The Committee concluded that bribes paid to foreign public officials should no longer be deductible for tax purposes, which will require many Member countries to change over time current practices.

This Recommendation, which was adopted by the Council of the OECD on 11 April 1996, underlines the commitment of OECD Member countries to good governance in their political systems and will have an important demonstration effect for cooperation with non-Member countries.

The OECD Committee on Fiscal Affairs will monitor the implementation of this Recommendation.

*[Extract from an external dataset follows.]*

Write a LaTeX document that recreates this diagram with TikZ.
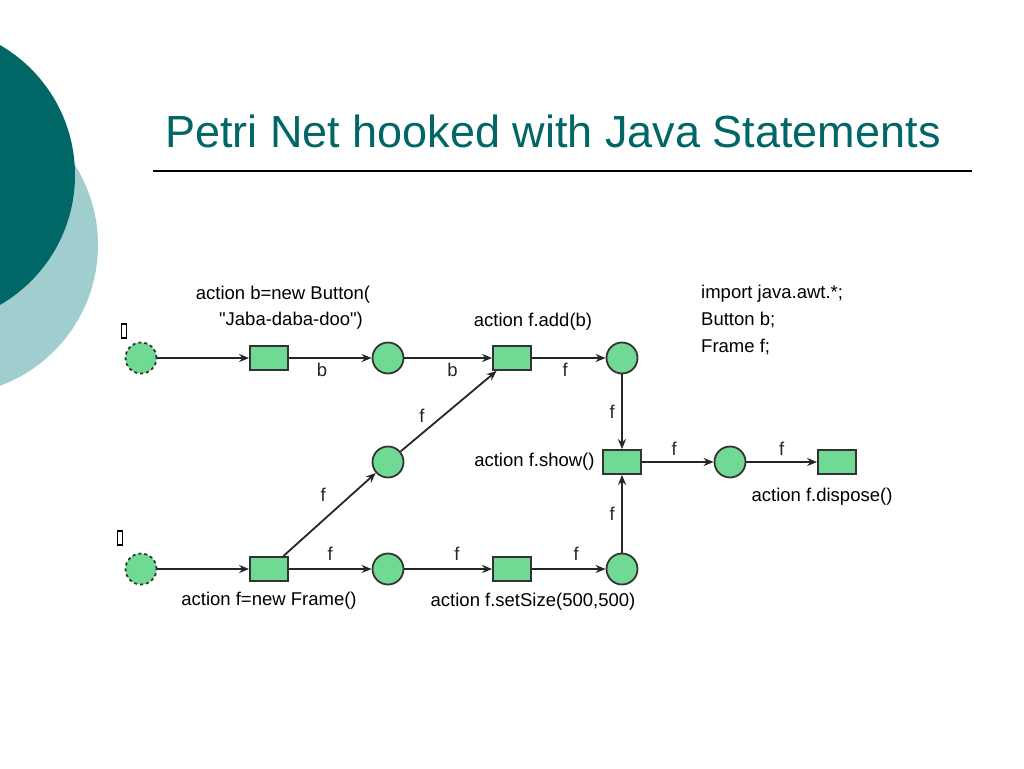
\documentclass[tikz,border=0pt]{standalone}
\usepackage{fontspec}
\setmainfont{Liberation Sans}
\usepackage{xcolor}
\usetikzlibrary{arrows.meta,positioning}

\definecolor{tealdark}{RGB}{0,102,102}
\definecolor{teallight}{RGB}{160,206,206}
\definecolor{placegreen}{RGB}{112,218,148}

\begin{document}
\begin{tikzpicture}[x=1pt, y=-1pt, >={Stealth[length=10pt,width=8pt]}, font=\fontsize{18.5}{27}\selectfont]
    \tikzstyle{place}=[circle, draw=black!80, fill=placegreen, line width=1.8pt,
      minimum size=31pt, inner sep=0pt]
    \tikzstyle{start}=[place, dashed]
    \tikzstyle{trans}=[rectangle, draw=black!80, fill=placegreen, line width=1.8pt,
      minimum width=38pt, minimum height=24pt, inner sep=0pt]
    \tikzstyle{flow}=[->, line width=1.8pt, black!85]
    \tikzstyle{token}=[draw, line width=1.4pt, minimum width=5pt, minimum height=14pt, inner sep=0pt]
    \useasboundingbox (0,0) rectangle (1024,768);
    \clip (0,0) rectangle (1024,768);

    % slide background
    \fill[teallight] (-52,245) circle (150);
    \fill[tealdark] (-75,175) circle (150);
    \node[text=tealdark, font=\fontsize{45}{50}\selectfont, anchor=west, inner sep=0pt] (title) at (165,131)
      {Petri Net hooked with Java Statements};
    \draw[line width=1.3pt] (153,171) -- (972,171);

    % places
    \node[start] (p1) at (141,358) {};
    \node[place] (p2) at (388,358) {};
    \node[place] (p3) at (622,358) {};
    \node[place] (p4) at (388,462) {};
    \node[start] (p5) at (141,569) {};
    \node[place] (p6) at (388,569) {};
    \node[place] (p7) at (622,569) {};
    \node[place] (p8) at (730,462) {};
    \node[token] (k1) at (124,331) {};
    \node[token] (k5) at (120,538) {};

    % transitions
    \node[trans] (newb) at (269,358) {};
    \node[trans] (add) at (512,358) {};
    \node[trans] (newf) at (269,569) {};
    \node[trans] (size) at (512,569) {};
    \node[trans] (show) at (622,462) {};
    \node[trans] (dispose) at (837,462) {};

    % transition labels
    \node (lnewb) at (283,295) {action b=new Button(};
    \node (lnewb2) at (291,321) {\textquotedbl Jaba-daba-doo\textquotedbl)};
    \node (ladd) at (533,322) {action f.add(b)};
    \node[left=4pt of show] (lshow) {action f.show()};
    \node (ldispose) at (822,497) {action f.dispose()};
    \node (lnewf) at (269,601) {action f=new Frame()};
    \node (lsize) at (533,602) {action f.setSize(500,500)};
    \node[align=left, anchor=west, inner sep=0pt] (decl) at (701,320)
      {import java.awt.*;\\ Button b;\\ Frame f;};

    % arcs
    \draw[flow] (p1) -- (newb);
    \draw[flow] (newb) -- node[pos=0.4, below=1pt]{b} (p2);
    \draw[flow] (p2) -- node[pos=0.55, below=1pt]{b} (add);
    \draw[flow] (add) -- node[pos=0.45, below=1pt]{f} (p3);
    \draw[flow] (p3) -- node[left=3pt]{f} (show);
    \draw[flow] (show) -- node[pos=0.45, above=2pt]{f} (p8);
    \draw[flow] (p8) -- node[pos=0.5, above=2pt]{f} (dispose);
    \draw[flow] (p5) -- (newf);
    \draw[flow] (newf) -- node[pos=0.5, above=4pt]{f} (p6);
    \draw[flow] (newf) -- node[pos=0.55, above left=6pt]{f} (p4);
    \draw[flow] (p4) -- node[pos=0.3, above left=1pt]{f} (add);
    \draw[flow] (p6) -- node[pos=0.6, above=4pt]{f} (size);
    \draw[flow] (size) -- node[pos=0.6, above=4pt]{f} (p7);
    \draw[flow] (p7) -- node[left=3pt]{f} (show);
\end{tikzpicture}
\end{document}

Text of the Recommendation on the Tax Deductibility' of Bribes to Foreign Public Officials

(adopted by the Council on 11 April 1996 at its 873rd session [C/M(96)8/PROV])

C(96)27/FINAL

THE COUNCIL,

Having regard to Article 5b) of the Convention of the Organisation for Economic Cooperation and Development of 14th December 1960;

Having regard to the OECD Council Recommendation on Bribery of Public Officials in International Business Transactions [C(94)75];

Considering that bribery is a widespread phenomenon in international business transactions, including trade and investment, raising serious moral and political concerns and distorting international competitive conditions;

Considering that the Council Recommendation on Bribery called on Member countries to take concrete and meaningful steps to combat bribery in international business transactions, including examining tax measures which may indirectly favour bribery;

On the proposal of the OECD Committee on Fiscal Affairs and the OECD Committee on International Investment and Multinational Enterprises:

I: RECOMMENDS that those Member countries which do not disallow the deductibility of bribes to foreign public officials re-examine such treatment with the intention of denying this deductibility. Such action may be facilitated by the trend to treat bribes to foreign public officials as illegal.

II. INSTRUCTS the Committee on Fiscal Affairs, in cooperation with the Committee on International Investment and Multinational Enterprises, to monitor the implementation of this Recommendation in the context of contacts with non-Member countries and to report to the Council as appropriate.